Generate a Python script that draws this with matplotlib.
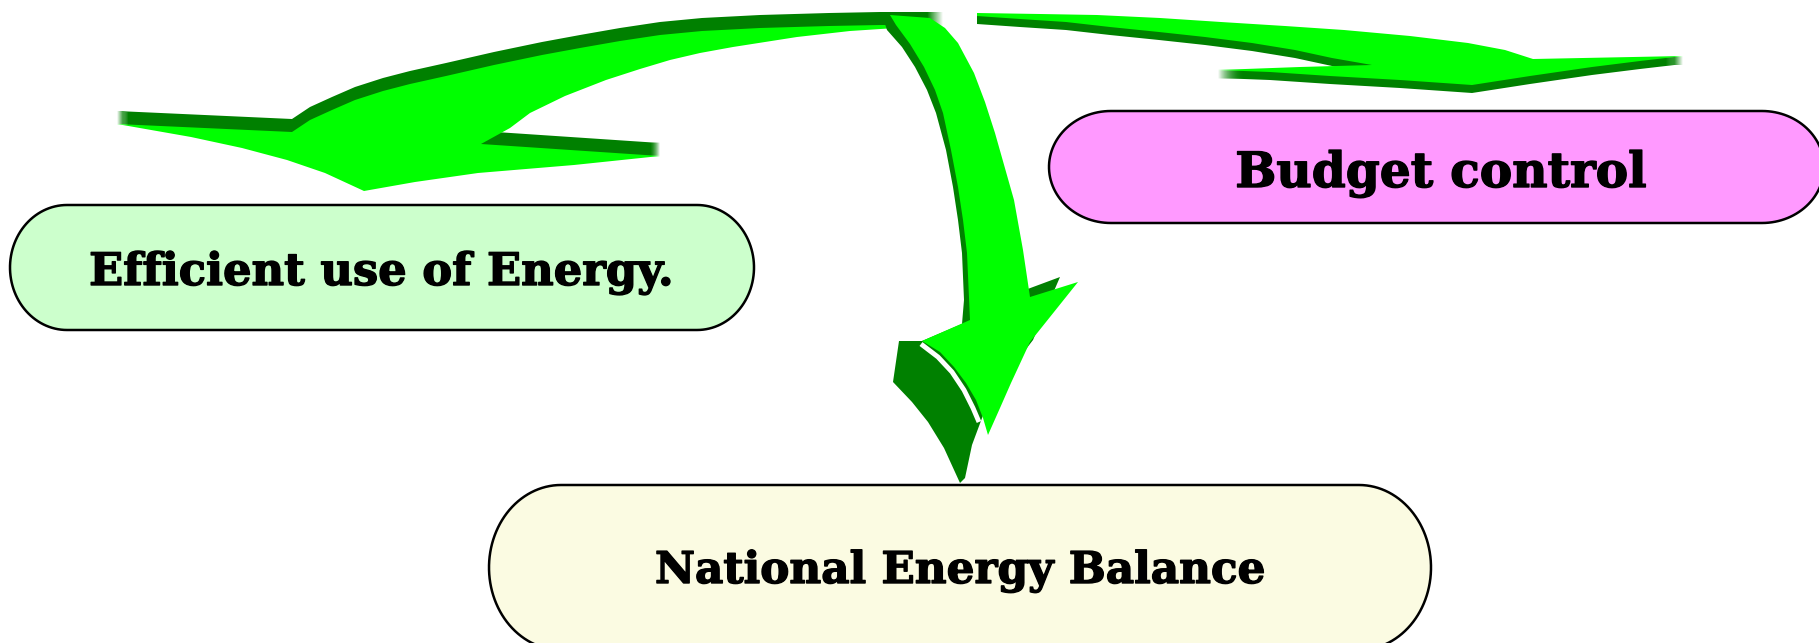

_ _ _ _ _

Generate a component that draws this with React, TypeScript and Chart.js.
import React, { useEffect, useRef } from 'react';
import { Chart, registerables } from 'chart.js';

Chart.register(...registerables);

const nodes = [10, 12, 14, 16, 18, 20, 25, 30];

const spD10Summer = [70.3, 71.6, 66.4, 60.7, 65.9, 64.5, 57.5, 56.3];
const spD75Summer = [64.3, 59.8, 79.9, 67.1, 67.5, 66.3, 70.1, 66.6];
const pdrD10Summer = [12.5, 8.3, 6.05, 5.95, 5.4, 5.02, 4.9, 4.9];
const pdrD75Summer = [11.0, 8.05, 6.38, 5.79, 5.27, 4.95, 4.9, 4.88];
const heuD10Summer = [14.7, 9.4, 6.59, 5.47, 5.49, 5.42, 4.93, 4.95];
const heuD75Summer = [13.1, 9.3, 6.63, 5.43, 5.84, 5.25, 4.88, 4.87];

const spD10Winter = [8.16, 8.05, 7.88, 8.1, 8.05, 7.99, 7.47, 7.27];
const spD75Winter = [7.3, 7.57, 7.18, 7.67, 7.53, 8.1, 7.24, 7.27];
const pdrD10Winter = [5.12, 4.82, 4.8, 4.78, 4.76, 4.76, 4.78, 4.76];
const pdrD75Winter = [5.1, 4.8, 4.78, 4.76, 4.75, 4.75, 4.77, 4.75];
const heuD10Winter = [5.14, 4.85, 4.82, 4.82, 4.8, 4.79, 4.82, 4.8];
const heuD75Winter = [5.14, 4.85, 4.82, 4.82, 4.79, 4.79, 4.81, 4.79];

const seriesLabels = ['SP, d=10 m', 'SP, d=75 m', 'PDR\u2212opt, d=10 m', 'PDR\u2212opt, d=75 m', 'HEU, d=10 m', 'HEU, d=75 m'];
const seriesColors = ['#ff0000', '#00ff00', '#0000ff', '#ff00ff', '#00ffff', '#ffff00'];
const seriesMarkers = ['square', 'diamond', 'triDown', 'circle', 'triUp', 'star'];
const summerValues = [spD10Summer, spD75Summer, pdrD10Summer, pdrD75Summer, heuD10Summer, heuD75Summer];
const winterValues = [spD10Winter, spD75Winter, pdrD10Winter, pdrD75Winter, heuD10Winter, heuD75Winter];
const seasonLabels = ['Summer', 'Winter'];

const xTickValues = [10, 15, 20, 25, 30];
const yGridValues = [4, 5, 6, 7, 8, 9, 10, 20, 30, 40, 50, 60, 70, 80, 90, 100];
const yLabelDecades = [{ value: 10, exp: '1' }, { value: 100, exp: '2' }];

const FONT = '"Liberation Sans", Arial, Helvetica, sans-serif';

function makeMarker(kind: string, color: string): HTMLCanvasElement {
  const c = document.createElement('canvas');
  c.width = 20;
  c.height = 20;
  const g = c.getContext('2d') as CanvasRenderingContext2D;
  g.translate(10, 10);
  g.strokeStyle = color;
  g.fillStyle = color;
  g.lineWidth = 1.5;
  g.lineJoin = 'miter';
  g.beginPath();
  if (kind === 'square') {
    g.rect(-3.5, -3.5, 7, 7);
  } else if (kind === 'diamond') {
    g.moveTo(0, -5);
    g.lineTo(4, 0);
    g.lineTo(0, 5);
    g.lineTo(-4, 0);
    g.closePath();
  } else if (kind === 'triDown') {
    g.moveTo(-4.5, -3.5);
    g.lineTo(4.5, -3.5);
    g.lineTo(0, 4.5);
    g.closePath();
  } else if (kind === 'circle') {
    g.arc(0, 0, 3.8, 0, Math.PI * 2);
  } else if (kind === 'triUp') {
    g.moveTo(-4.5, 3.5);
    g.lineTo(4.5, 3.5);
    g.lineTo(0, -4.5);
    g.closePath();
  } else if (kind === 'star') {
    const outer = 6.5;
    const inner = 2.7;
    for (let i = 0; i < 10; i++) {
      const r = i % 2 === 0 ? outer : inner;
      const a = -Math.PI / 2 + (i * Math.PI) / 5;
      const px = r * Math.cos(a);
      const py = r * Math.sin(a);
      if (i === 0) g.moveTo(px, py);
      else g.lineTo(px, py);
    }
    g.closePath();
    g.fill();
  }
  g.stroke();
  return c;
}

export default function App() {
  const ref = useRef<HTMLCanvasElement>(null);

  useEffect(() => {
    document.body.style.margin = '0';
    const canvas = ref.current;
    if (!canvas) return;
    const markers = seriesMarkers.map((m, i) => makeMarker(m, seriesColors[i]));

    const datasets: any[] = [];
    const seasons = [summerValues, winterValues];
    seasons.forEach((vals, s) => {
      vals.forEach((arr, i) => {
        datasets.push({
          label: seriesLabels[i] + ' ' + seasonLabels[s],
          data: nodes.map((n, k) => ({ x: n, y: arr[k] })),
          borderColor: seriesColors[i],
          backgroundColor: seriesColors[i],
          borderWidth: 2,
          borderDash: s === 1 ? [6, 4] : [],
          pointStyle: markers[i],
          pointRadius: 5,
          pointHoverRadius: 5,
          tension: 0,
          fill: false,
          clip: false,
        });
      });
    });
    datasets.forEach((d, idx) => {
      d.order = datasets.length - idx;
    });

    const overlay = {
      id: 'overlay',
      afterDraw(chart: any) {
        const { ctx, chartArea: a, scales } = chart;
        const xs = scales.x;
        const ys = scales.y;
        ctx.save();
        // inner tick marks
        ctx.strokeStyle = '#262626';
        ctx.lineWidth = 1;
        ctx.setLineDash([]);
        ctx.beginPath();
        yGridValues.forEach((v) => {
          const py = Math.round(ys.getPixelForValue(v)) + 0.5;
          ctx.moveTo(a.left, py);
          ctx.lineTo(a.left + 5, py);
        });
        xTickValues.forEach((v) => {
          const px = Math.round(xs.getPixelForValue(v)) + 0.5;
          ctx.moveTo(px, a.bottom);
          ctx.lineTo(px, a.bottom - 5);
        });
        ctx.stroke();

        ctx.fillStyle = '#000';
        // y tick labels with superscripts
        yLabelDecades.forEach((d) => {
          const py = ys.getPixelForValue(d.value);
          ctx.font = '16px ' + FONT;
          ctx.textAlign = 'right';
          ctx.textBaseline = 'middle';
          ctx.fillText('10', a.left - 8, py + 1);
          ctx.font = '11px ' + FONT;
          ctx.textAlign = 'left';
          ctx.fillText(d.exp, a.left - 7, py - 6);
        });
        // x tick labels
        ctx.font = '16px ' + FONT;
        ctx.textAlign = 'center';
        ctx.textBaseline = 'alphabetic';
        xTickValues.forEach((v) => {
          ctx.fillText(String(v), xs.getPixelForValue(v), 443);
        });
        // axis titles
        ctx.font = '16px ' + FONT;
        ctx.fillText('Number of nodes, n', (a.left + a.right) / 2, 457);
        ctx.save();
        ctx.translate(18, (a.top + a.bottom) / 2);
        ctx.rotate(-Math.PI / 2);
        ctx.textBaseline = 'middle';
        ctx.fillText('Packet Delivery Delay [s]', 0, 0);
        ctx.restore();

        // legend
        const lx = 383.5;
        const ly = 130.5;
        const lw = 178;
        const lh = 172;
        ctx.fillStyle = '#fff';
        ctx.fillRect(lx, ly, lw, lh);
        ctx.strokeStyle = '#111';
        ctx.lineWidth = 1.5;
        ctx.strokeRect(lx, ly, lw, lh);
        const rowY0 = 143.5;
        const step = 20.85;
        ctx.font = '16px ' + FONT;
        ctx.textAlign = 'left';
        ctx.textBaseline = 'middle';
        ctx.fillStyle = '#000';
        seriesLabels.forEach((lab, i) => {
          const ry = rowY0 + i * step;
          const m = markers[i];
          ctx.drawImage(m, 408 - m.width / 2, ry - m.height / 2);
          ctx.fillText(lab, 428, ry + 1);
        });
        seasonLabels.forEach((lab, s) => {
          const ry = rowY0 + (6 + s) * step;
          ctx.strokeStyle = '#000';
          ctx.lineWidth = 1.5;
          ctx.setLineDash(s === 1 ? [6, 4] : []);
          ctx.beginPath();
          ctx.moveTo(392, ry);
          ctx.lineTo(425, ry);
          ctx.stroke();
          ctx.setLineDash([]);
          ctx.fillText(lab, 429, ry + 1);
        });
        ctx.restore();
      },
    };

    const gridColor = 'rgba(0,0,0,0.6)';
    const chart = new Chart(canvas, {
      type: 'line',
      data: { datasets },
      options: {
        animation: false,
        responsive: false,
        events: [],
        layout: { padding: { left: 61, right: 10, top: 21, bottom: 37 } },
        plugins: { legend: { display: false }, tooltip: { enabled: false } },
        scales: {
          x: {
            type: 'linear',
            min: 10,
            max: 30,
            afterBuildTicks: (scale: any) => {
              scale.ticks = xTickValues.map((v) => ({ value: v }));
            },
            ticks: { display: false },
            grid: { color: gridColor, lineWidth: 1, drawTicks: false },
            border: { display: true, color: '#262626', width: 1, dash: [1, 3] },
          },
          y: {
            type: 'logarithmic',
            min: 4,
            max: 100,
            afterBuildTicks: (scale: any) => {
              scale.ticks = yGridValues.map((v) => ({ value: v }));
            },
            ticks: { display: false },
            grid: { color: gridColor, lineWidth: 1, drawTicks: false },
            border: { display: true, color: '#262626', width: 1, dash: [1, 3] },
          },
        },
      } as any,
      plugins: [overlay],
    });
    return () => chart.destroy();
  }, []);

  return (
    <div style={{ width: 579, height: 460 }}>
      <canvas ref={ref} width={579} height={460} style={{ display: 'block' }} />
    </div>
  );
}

_ _ _ _ _

- YOUR OBJECTIVE: Begin at the line containing "Generate a component", end at the line containing "const nodes = [10, 12, 14, 16, 18, 20, 25, 30];", and reproduce every line in that range exactly, both ends included.

- SOLUTION:
Generate a component that draws this with React, TypeScript and Chart.js.
import React, { useEffect, useRef } from 'react';
import { Chart, registerables } from 'chart.js';

Chart.register(...registerables);

const nodes = [10, 12, 14, 16, 18, 20, 25, 30];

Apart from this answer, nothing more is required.